begin Data entries
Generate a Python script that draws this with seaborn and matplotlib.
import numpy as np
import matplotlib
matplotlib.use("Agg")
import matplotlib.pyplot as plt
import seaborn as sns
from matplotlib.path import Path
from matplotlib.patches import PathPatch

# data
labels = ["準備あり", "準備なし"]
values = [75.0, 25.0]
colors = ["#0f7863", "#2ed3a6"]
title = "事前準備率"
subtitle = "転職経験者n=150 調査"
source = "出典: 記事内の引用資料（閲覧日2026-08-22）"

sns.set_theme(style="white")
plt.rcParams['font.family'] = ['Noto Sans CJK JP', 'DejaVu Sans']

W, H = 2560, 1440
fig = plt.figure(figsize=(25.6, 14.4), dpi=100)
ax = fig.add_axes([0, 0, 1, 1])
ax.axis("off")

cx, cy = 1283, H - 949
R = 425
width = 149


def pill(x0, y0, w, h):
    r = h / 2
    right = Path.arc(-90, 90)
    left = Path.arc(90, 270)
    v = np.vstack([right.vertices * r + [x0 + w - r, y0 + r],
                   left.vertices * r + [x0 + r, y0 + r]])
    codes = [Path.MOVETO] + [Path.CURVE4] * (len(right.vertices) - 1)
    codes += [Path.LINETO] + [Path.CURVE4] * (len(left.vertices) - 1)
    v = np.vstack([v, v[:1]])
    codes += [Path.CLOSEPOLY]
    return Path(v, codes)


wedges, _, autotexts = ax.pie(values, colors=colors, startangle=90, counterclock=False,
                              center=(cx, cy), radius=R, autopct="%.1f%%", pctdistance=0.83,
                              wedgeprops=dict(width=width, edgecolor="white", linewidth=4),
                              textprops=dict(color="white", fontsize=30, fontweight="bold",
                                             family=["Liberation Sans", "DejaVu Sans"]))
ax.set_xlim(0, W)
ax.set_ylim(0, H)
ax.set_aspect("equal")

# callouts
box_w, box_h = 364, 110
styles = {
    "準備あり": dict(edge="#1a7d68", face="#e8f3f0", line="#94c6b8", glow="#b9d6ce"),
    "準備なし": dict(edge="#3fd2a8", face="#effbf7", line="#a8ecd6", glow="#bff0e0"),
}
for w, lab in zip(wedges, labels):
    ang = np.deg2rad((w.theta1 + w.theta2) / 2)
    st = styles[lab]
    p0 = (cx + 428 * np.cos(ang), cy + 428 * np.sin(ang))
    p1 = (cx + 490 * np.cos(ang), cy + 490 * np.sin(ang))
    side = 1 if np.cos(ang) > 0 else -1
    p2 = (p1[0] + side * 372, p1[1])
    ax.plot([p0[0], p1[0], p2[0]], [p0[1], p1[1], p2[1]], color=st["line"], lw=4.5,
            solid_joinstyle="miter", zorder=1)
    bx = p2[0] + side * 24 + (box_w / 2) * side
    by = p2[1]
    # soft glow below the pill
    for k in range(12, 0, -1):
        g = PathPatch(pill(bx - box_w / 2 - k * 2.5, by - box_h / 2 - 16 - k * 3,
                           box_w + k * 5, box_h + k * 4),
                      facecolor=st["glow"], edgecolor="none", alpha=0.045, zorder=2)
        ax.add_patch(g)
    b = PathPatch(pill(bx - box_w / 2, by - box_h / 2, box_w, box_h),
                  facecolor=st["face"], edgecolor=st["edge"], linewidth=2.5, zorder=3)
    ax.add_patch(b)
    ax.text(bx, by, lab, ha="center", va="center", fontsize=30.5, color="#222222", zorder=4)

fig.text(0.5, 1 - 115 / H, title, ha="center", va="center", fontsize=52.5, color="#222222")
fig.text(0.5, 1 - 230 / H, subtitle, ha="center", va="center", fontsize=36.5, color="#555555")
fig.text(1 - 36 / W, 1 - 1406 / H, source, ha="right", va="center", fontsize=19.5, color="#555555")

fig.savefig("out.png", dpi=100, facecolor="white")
end Data entries
begin Data entries
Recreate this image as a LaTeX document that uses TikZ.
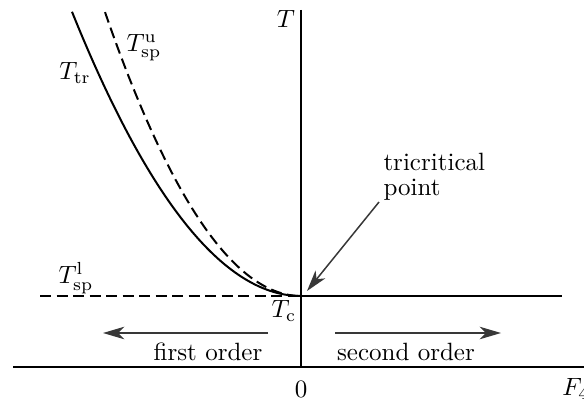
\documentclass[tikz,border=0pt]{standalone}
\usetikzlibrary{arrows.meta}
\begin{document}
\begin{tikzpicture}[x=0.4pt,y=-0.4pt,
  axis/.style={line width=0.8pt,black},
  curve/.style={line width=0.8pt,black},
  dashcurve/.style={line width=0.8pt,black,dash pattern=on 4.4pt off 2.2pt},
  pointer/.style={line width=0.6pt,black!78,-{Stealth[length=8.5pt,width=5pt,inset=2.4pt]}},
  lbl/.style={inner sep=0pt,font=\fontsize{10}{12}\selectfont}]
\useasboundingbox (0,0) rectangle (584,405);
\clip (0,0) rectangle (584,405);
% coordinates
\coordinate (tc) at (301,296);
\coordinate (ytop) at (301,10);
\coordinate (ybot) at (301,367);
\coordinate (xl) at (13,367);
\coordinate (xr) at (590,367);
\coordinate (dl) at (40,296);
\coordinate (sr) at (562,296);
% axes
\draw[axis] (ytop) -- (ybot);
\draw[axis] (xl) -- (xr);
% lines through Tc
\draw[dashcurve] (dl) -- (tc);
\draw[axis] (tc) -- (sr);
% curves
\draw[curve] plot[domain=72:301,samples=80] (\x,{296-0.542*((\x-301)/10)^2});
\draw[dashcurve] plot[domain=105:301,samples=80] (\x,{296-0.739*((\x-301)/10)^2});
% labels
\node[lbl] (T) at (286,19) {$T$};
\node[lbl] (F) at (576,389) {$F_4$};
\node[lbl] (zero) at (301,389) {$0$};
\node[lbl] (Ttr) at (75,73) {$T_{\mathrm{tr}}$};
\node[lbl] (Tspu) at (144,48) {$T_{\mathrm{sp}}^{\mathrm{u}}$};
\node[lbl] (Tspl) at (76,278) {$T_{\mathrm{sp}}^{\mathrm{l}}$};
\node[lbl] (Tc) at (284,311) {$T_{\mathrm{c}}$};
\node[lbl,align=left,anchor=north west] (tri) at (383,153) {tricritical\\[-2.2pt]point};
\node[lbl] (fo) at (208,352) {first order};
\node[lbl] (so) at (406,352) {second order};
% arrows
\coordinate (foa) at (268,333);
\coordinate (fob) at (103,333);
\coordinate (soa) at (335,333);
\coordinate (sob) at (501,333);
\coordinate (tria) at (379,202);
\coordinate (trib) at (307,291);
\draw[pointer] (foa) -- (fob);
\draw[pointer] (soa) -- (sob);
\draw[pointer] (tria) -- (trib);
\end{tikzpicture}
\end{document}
end Data entries
begin Data entries
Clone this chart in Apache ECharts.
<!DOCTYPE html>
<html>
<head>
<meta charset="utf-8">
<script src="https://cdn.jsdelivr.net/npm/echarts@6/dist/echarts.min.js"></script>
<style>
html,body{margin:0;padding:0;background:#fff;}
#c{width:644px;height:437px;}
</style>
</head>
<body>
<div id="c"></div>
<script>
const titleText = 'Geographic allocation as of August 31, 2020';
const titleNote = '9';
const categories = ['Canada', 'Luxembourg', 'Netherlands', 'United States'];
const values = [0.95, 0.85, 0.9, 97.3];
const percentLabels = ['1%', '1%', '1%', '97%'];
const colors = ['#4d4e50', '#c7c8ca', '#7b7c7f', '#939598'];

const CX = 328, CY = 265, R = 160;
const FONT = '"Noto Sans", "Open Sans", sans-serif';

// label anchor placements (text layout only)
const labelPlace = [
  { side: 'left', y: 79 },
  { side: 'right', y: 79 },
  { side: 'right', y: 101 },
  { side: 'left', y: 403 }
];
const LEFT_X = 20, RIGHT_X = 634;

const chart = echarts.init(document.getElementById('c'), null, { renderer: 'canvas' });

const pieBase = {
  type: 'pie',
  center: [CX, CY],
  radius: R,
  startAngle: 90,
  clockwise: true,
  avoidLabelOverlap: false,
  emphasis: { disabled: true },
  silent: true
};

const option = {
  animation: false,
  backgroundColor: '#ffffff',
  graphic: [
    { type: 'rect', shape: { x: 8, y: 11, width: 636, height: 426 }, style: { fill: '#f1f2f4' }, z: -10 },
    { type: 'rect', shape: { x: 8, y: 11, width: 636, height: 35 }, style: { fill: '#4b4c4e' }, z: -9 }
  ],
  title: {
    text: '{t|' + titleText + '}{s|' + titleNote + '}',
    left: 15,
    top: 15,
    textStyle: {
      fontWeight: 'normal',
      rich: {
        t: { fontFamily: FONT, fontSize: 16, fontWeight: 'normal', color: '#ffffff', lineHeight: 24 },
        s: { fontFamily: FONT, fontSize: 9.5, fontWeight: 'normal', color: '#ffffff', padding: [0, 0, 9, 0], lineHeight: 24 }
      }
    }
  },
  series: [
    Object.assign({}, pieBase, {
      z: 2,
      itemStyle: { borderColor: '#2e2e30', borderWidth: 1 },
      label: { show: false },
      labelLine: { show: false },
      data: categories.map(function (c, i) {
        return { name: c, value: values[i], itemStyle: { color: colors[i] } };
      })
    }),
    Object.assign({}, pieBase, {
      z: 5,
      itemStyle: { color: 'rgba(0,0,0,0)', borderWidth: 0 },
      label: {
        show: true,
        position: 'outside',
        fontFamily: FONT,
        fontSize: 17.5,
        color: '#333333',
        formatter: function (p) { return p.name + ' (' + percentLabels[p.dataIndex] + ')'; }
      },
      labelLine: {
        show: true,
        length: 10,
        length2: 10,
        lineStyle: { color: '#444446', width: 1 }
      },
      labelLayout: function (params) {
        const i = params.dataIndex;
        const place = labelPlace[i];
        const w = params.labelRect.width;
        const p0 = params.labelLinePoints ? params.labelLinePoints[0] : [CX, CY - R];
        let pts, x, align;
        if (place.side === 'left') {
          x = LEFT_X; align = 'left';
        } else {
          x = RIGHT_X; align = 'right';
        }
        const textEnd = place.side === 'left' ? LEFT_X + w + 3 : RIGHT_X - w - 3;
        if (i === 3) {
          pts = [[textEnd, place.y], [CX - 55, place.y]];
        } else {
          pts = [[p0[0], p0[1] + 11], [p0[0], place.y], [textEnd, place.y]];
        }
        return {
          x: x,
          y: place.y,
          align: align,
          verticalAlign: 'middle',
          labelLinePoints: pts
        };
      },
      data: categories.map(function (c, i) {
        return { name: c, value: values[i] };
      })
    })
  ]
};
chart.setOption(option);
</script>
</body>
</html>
end Data entries
→ Your objective
Pick out, from the lines above, every one that contains the string "seaborn".

→ Solution below
Generate a Python script that draws this with seaborn and matplotlib.
import seaborn as sns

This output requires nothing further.